Recommendation: When using streamed queries, use a dedicated search server.

• Run performance testing scripts with your own queries (using Apache JMeter or similar tools) to understand how your platform will behave under your anticipated load. Run these performance tests in real volume and query per seconds conditions.

• Run endurance tests, that is, on duration (for example, during 24 hours) while indexing is running and queries are launched. Your endurance tests should cover all possible platform configuration scenarios.

• Technical tests (monitoring/deployment procedure/High Availability).

This section describes the best practices to reach an indexing speed of more than 1000 docs per second.

Above 50 properties, consider using dynamic properties. For more information, see "Creating Dynamic Properties" in the Exalead CloudView Configuration Guide.

• Do not set Compress content (in Index > Data Model > Properties > Other advanced options) for properties < 200 bytes.

• Remove everything unnecessary in the analysis pipeline.

• By default, a LanguageDetector is applied to your meta. If you already know the language, push a meta named language with the corresponding 2-letter ISO code instead of using the meta.

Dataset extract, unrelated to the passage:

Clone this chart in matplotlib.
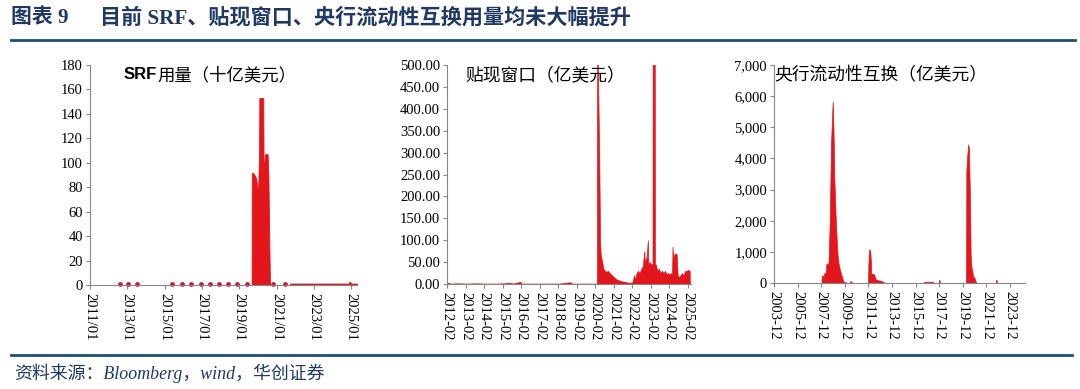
import matplotlib
matplotlib.use("Agg")
import matplotlib.pyplot as plt
from matplotlib.ticker import FuncFormatter, MultipleLocator
import pandas as pd
from matplotlib.lines import Line2D

# ---------------- data ----------------
title_head = "图表 9"
title_text = "目前 SRF、贴现窗口、央行流动性互换用量均未大幅提升"
source_text = "资料来源：Bloomberg，wind，华创证券"

# Panel 1: SRF usage (billion USD)
srf_title_bold = "SRF"
srf_title = "用量（十亿美元）"
srf_dates = ["2011-01-01", "2019-09-01", "2019-09-04", "2019-10-15", "2019-11-20", "2019-12-10",
             "2020-01-05", "2020-01-25", "2020-01-30", "2020-04-15", "2020-04-22", "2020-05-05",
             "2020-05-20", "2020-07-10", "2020-07-25", "2020-08-10", "2020-08-25", "2021-09-18",
             "2021-09-20", "2022-06-01", "2023-01-01", "2023-09-01", "2024-06-01", "2024-11-20",
             "2024-12-01", "2024-12-10", "2025-01-05", "2025-04-20", "2025-04-22"]
srf_values = [0, 0, 92, 91, 88, 84,
              75, 110, 153, 153, 100, 97,
              107, 107, 90, 40, 0, 0,
              1.2, 1.2, 1.2, 1.2, 1.2, 1.2,
              2.8, 2.2, 1.2, 1.2, 0]
srf_dot_dates = ["2012-08-10", "2013-01-20", "2013-07-01", "2015-05-30", "2015-11-30", "2016-05-30",
                 "2016-12-10", "2017-06-05", "2017-12-01", "2018-05-20", "2018-11-10", "2019-05-25",
                 "2020-10-30", "2021-06-15"]
srf_dot_values = [0.8] * 14
srf_ticks = ["2011-01-01", "2013-01-01", "2015-01-01", "2017-01-01", "2019-01-01",
             "2021-01-01", "2023-01-01", "2025-01-01"]
srf_tick_labels = ["2011/01", "2013/01", "2015/01", "2017/01", "2019/01", "2021/01", "2023/01", "2025/01"]

# Panel 2: discount window (100 million USD)
dw_title = "贴现窗口（亿美元）"
dw_dates = ["2012-02-01", "2012-03-01", "2012-04-01", "2012-09-01", "2013-03-01", "2013-09-01",
            "2014-03-01", "2014-09-01", "2015-03-01", "2015-07-01", "2015-09-01", "2016-01-15",
            "2016-02-15", "2016-09-01", "2017-03-01", "2017-09-01", "2018-03-01", "2018-10-01",
            "2018-11-01", "2019-06-01", "2020-03-01", "2020-03-10", "2020-03-14", "2020-03-30",
            "2020-04-05", "2020-04-15", "2020-04-28", "2020-05-10", "2020-05-22", "2020-06-20",
            "2020-07-15", "2020-08-15", "2020-09-15", "2020-10-15", "2020-11-15", "2020-12-15",
            "2021-01-15", "2021-02-15", "2021-03-15", "2021-04-15", "2021-06-01", "2021-07-15",
            "2021-09-01", "2021-10-15", "2021-12-01", "2022-01-15", "2022-02-15", "2022-03-10",
            "2022-04-01", "2022-05-01", "2022-06-01", "2022-07-01", "2022-08-01", "2022-09-01",
            "2022-10-01", "2022-10-15", "2022-11-15", "2022-12-10", "2022-12-20", "2023-01-15",
            "2023-02-15", "2023-03-12", "2023-03-15", "2023-04-25", "2023-04-28", "2023-05-15",
            "2023-06-15", "2023-07-15", "2023-08-15", "2023-09-15", "2023-10-15", "2023-11-15",
            "2023-12-15", "2024-01-15", "2024-02-15", "2024-03-15", "2024-04-01", "2024-04-10",
            "2024-04-25", "2024-05-10", "2024-06-01", "2024-07-01", "2024-07-20", "2024-08-15",
            "2024-09-15", "2024-10-15", "2024-11-15", "2024-12-15", "2025-01-15", "2025-02-15",
            "2025-03-15", "2025-03-18"]
dw_values = [0, 3, 1, 1.5, 1, 1.5,
             1, 1, 1.5, 3, 1, 5,
             1, 1, 1, 1, 1, 4,
             1, 1, 1, 1, 600, 480,
             440, 360, 250, 100, 70, 50,
             35, 30, 28, 30, 25, 22,
             18, 15, 12, 10, 8, 6,
             5, 4, 3, 3, 5, 20,
             10, 25, 30, 25, 35, 40,
             75, 50, 60, 100, 45, 50,
             45, 45, 600, 600, 40, 45,
             30, 35, 25, 30, 25, 30,
             22, 25, 22, 25, 20, 85,
             60, 65, 70, 68, 20, 15,
             20, 25, 20, 30, 30, 32,
             30, 0]
dw_ticks = ["%d-02-01" % y for y in range(2012, 2026)]
dw_tick_labels = ["%d-02" % y for y in range(2012, 2026)]

# Panel 3: central bank liquidity swaps (100 million USD)
sw_title = "央行流动性互换（亿美元）"
sw_dates = ["2003-12-01", "2007-12-10", "2007-12-17", "2008-01-31", "2008-02-10", "2008-03-10",
            "2008-04-30", "2008-05-05", "2008-06-20", "2008-07-15", "2008-08-20", "2008-10-01",
            "2008-11-20", "2008-12-15", "2009-01-10", "2009-02-05", "2009-03-01", "2009-03-30",
            "2009-04-25", "2009-05-25", "2009-07-05", "2009-08-20", "2009-10-15", "2009-12-01",
            "2010-01-15", "2010-02-01", "2010-05-15", "2010-05-20", "2010-07-01", "2010-09-01",
            "2011-11-20", "2011-11-30", "2011-12-20", "2012-01-15", "2012-02-01", "2012-02-15",
            "2012-03-01", "2012-04-15", "2012-05-15", "2012-06-15", "2012-07-15", "2012-09-01",
            "2012-11-01", "2013-01-01", "2013-03-01", "2013-05-01", "2013-07-01", "2016-08-15",
            "2016-08-25", "2016-12-01", "2017-03-01", "2017-05-20", "2017-05-30", "2017-11-20",
            "2017-12-05", "2017-12-20", "2018-01-05", "2020-03-05", "2020-03-12", "2020-03-20",
            "2020-04-10", "2020-05-15", "2020-06-10", "2020-07-10", "2020-08-01", "2020-08-25",
            "2020-09-20", "2020-10-20", "2020-11-15", "2020-12-15", "2021-01-20", "2021-02-15",
            "2022-09-20", "2022-10-01", "2022-10-15", "2022-10-25", "2025-03-01"]
sw_values = [0, 0, 240, 240, 150, 330,
             330, 600, 620, 650, 1900, 4500,
             5830, 5000, 3400, 2600, 1900, 1300,
             850, 600, 420, 250, 50, 30,
             20, 0, 0, 70, 20, 0,
             0, 600, 1050, 1080, 950, 700,
             300, 280, 300, 200, 120, 100,
             80, 70, 30, 10, 0, 0,
             40, 40, 40, 40, 0, 0,
             100, 60, 0, 0, 300, 3600,
             4000, 4450, 4300, 2700, 900, 500,
             400, 150, 200, 100, 20, 0,
             0, 100, 90, 0, 0]
sw_ticks = ["%d-12-01" % y for y in range(2003, 2024, 2)]
sw_tick_labels = ["%d-12" % y for y in range(2003, 2024, 2)]

# ---------------- style ----------------
RED = "#E3161C"
DOT_RED = "#D0102E"
NAVY = "#1F3864"
LINE_BLUE = "#1F4E79"
AXIS_GREY = "#868686"
SERIF = ["Liberation Serif", "DejaVu Serif"]
CJK = ["Noto Sans CJK SC", "DejaVu Sans"]
SERIF_CJK = ["Liberation Serif", "Noto Sans CJK SC"]

W, H = 1080, 389
fig = plt.figure(figsize=(W / 100, H / 100), dpi=100)


def axes_px(left, right, top, bottom):
    return fig.add_axes([left / W, (H - bottom) / H, (right - left) / W, (bottom - top) / H])


def style_axes(ax, ticks, labels, xmin, xmax, ymax, ystep, yfmt):
    for s in ["top", "right"]:
        ax.spines[s].set_visible(False)
    for s in ["left", "bottom"]:
        ax.spines[s].set_color(AXIS_GREY)
        ax.spines[s].set_linewidth(0.8)
    ax.set_xlim(pd.Timestamp(xmin), pd.Timestamp(xmax))
    ax.set_ylim(0, ymax)
    ax.yaxis.set_major_locator(MultipleLocator(ystep))
    ax.yaxis.set_major_formatter(FuncFormatter(yfmt))
    ax.set_xticks(pd.to_datetime(ticks))
    ax.set_xticklabels(labels, rotation=-90, fontsize=10.5, family=SERIF)
    for t in ax.get_yticklabels():
        t.set_fontfamily(SERIF)
        t.set_fontsize(10.5)
    ax.tick_params(axis="both", direction="out", length=3, width=0.8, color=AXIS_GREY,
                   labelcolor="black", pad=2)
    ax.tick_params(axis="x", pad=3)
    ax.set_facecolor("none")


# Panel 1
ax1 = axes_px(90, 357, 65, 285)
ax1.fill_between(pd.to_datetime(srf_dates), srf_values, color=RED, lw=0.6, edgecolor=RED)
ax1.plot(pd.to_datetime(srf_dot_dates), srf_dot_values, "o", ms=2.4, color=DOT_RED, clip_on=False)
style_axes(ax1, srf_ticks, srf_tick_labels, "2011-01-01", "2025-04-25", 180, 20,
           lambda v, p: "%d" % v)
t_srf = ax1.text(0.125, 0.955, srf_title_bold, transform=ax1.transAxes, fontsize=12,
                 fontweight="bold", family=["Liberation Sans", "DejaVu Sans"],
                 va="center", ha="left")
ax1.annotate(srf_title, xy=(1.0, 0.5), xycoords=t_srf, xytext=(0.5, 0),
             textcoords="offset points", fontsize=12.5, family=CJK, va="center", ha="left")

# Panel 2
ax2 = axes_px(447, 691, 65, 284)
ax2.fill_between(pd.to_datetime(dw_dates), dw_values, color=RED, lw=0.5, edgecolor=RED)
style_axes(ax2, dw_ticks, dw_tick_labels, "2012-02-01", "2025-04-10", 500, 50,
           lambda v, p: "%.2f" % v)
ax2.text(0.075, 0.955, dw_title, transform=ax2.transAxes, fontsize=12.8, family=CJK,
         va="center", ha="left")

# Panel 3
ax3 = axes_px(774, 1025, 65, 283)
ax3.fill_between(pd.to_datetime(sw_dates), sw_values, color=RED, lw=0.5, edgecolor=RED)
style_axes(ax3, sw_ticks, sw_tick_labels, "2003-12-01", "2025-03-10", 7000, 1000,
           lambda v, p: "{:,.0f}".format(v))
ax3.text(0.0, 0.955, sw_title, transform=ax3.transAxes, fontsize=12.8, family=CJK,
         va="center", ha="left")

# Title, rules, source
fig.text(11 / W, 1 - 18 / H, title_head, fontsize=15, fontweight="bold", color=NAVY,
         family=SERIF_CJK, va="center", ha="left")
fig.text(100 / W, 1 - 18 / H, title_text, fontsize=15.2, fontweight="bold", color=NAVY,
         family=SERIF_CJK, va="center", ha="left")
fig.add_artist(Line2D([11 / W, 1075 / W], [1 - 40 / H, 1 - 40 / H], color=LINE_BLUE, lw=2.0))
fig.add_artist(Line2D([11 / W, 1072 / W], [1 - 355 / H, 1 - 355 / H], color=LINE_BLUE, lw=2.0))
fig.text(14 / W, 1 - 373 / H, source_text, fontsize=12.9, style="italic", color=NAVY,
         family=SERIF_CJK, va="center", ha="left")

fig.savefig("out.png", dpi=100, facecolor="white")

• By default, a NGramsExtractor in Semantic Processors is used to do advanced multiword spell check. If you do not need advanced spell check, remove it to accelerate indexing.

• In your java custom doc processor, use getMeta(name) rather than iterating on all metas.

• Check that your connector sends documents per batch at least 20 per 20:

◦ Explicitly using the addDocumentList PAPI command.

◦ Or via a BufferedPushAPI.

◦ Or by using the Buffering PushAPI Filter.

• Multithread your connector but stay below the number of logical cores. More threads would trigger too much CPU system.

• If you have more than 20 metas and no parts, use the MetaData Compaction PushAPI Filter, which will group them as a binary blob.

◦ In this case, at the top of your Data Processing > Analysis pipeline, just after the MimeDetector, you must have the native_textextractor - Text Extractor (text,html,exalead) which will uncompress this blob.

◦ Also remove the Standard Parts Merger.

• If you have good I/Os, you can set more slices (up to the number of logical cores).

• Set a number of Analyzers around the number of logical cores and proportional to your number of slices.

• If you do not manage to consume all your cores on machines with more than 16 cores, consider splitting your content into 2 build groups.

• Trigger jobs on RAM threshold only to do the biggest jobs possible (avoid sync(), setCheckpoint(sync=true), triggerIndexingJob).

• If you have made a lot of updates, run cvadmin cvdebug indexing full-compact-dih after your big batches of remove.